In 2017, head coach David Beaty didn’t officially award the job to Peyton Bender until hours before the Jayhawks’ Week 1 kickoff. Whether the race for No. 1 QB stretches on so long this year remains to be seen. But the battle could prove even more complex this time around, with three legitimate candidates for KU offensive coordinator and quarterbacks coach Doug Meacham and Beaty to consider.
Neither Bender, who started the first seven games this past season before being replaced in the midst of the offense flatlining, nor his successor, Carter Stanley, wowed enough to enter the off-season as the unequivocal starter.
Once Miles Kendrick arrived in January as a transfer from College of San Mateo (Calif.), he quickly became as legitimate a contender to lead the offense as either of KU’s two returning starters.
With a new contender in the mix, redshirt junior Stanley said all three quarterbacks benefited.
“I think it just elevated pretty much everything — competition, leadership among our quarterback group and I think pretty much every aspect of the QB room has been elevated since he joined us,” Stanley said this past week, during an appearance on 1320 KLWN’s Rock Chalk Sports Talk, with Nick Schwerdt.
In his one season playing at the junior college level, Kendrick started nine games, passed for 1,889 yards and 18 touchdowns and rushed for 417 yards and five TDs.
The 5-foot-10, 200-pound sophomore from Morgan Hill, Calif., considers himself “lucky” to have moved in and out of the juco ranks in a matter of months.
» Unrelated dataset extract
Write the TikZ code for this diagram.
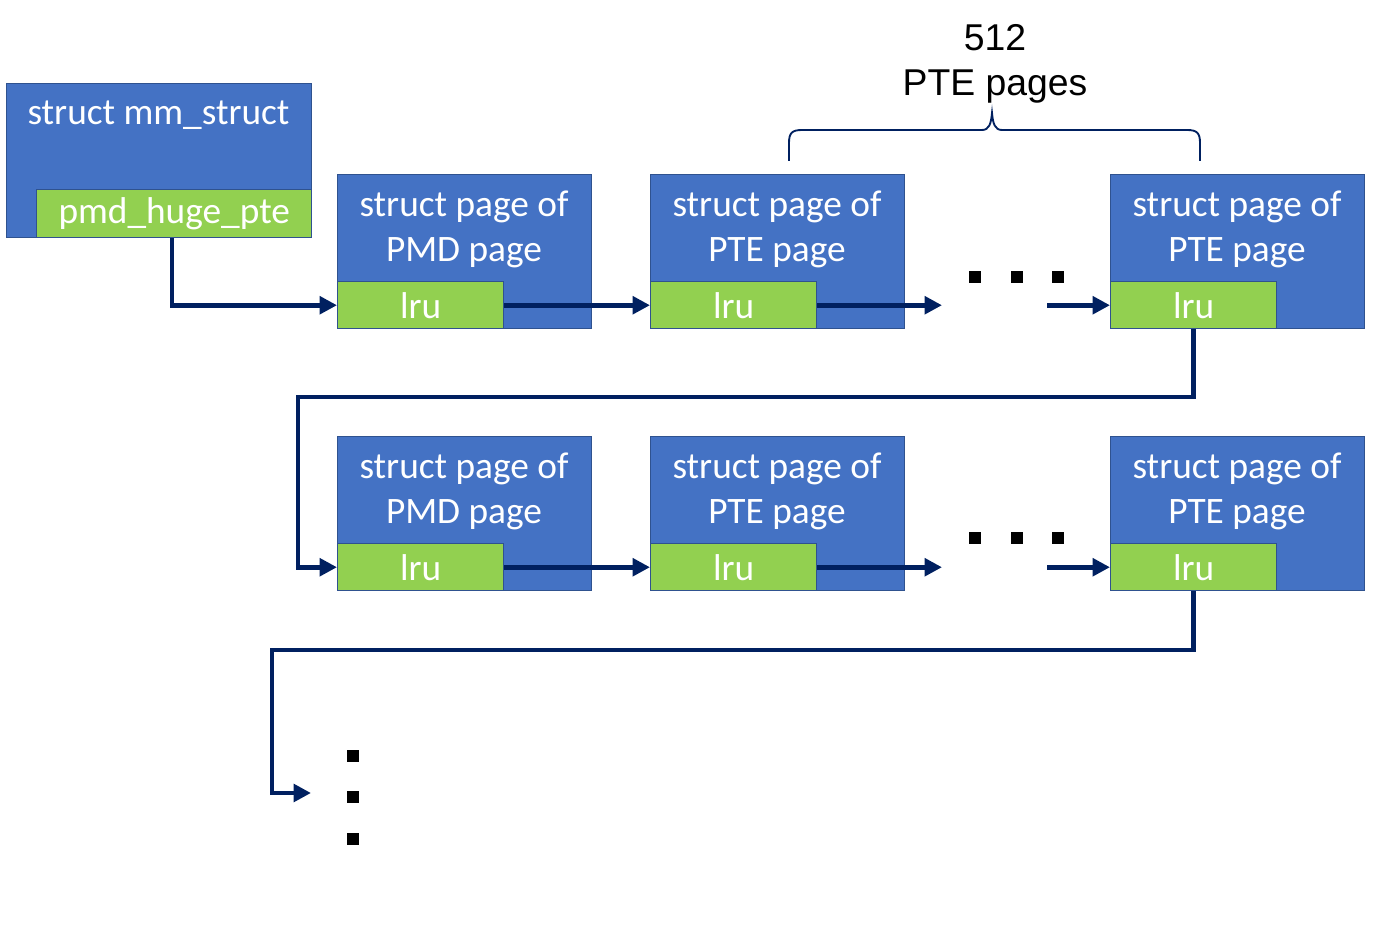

He landed at KU motivated.
“Since Day 1 I’ve always wanted to prove that I can play at the highest level in one of the best conferences in the country,” Kendrick said. “And play and be successful. I think that’s always been my goal. There’s a lot of good high school quarterbacks, a lot of good youth players, but this is the level where you prove yourself and you show the world how talented you are, how special you are as a player.”
As the newcomer challenges the KU quarterbacks who already have faced Big 12 defenses, Kendrick projects as more comparable to Stanley than Bender.
A 6-2 QB form Vero Beach, Fla., Stanley is considered more of a threat to run than the 6-1 Bender, a student of the Air Raid offense since his college career began at Washington State.
Stanley described Bender as “more of a thrower,” before chuckling and giving his roommate some credit for his athletic ability, as well.
“Don’t get me wrong. He can get some yards when he runs,” Stanley added, “but I think Miles and I do have more of a similar style.”
Amid a 1-11 2017 season for KU, Bender started eight games (the first seven and the finale), completing 54.2 percent of his 273 passes for 1,609 yards, with 10 touchdowns and 10 interceptions.
Stanley became the new No. 1 QB with five games remaining, then started four before missing the finale due to injury. Stanley, appearing in nine games total, connected on 54.6 percent of his 185 throws for 1,108 yards, with four TD passes and seven picks.
In what will be his final college football season, Bender, of course, hopes for more success in his second year at Kansas than he experienced in his first.
“Just to continue the maturation process for my career,” Bender said of a primary goal. “It’s coming to an end here shortly. So just trying to do the most I can form now until the season starts to prepare myself is really all I can do. Then the rest is in the coaches’ hands.”
A former defensive line coach at Kansas, Buddy Wyatt has rejoined the football staff this season as a senior analyst.
Wyatt left SMU, where he coached the D-line each of the past three seasons, to return to Lawrence.
In his previous stint at KU, Wyatt coached the defensive line form 2010 to 2014.
Prior to that, Wyatt coached D-linemen at Texas A & M, Nebraska, Alabama, Colorado, Northwestern, Oklahoma State and Minnesota.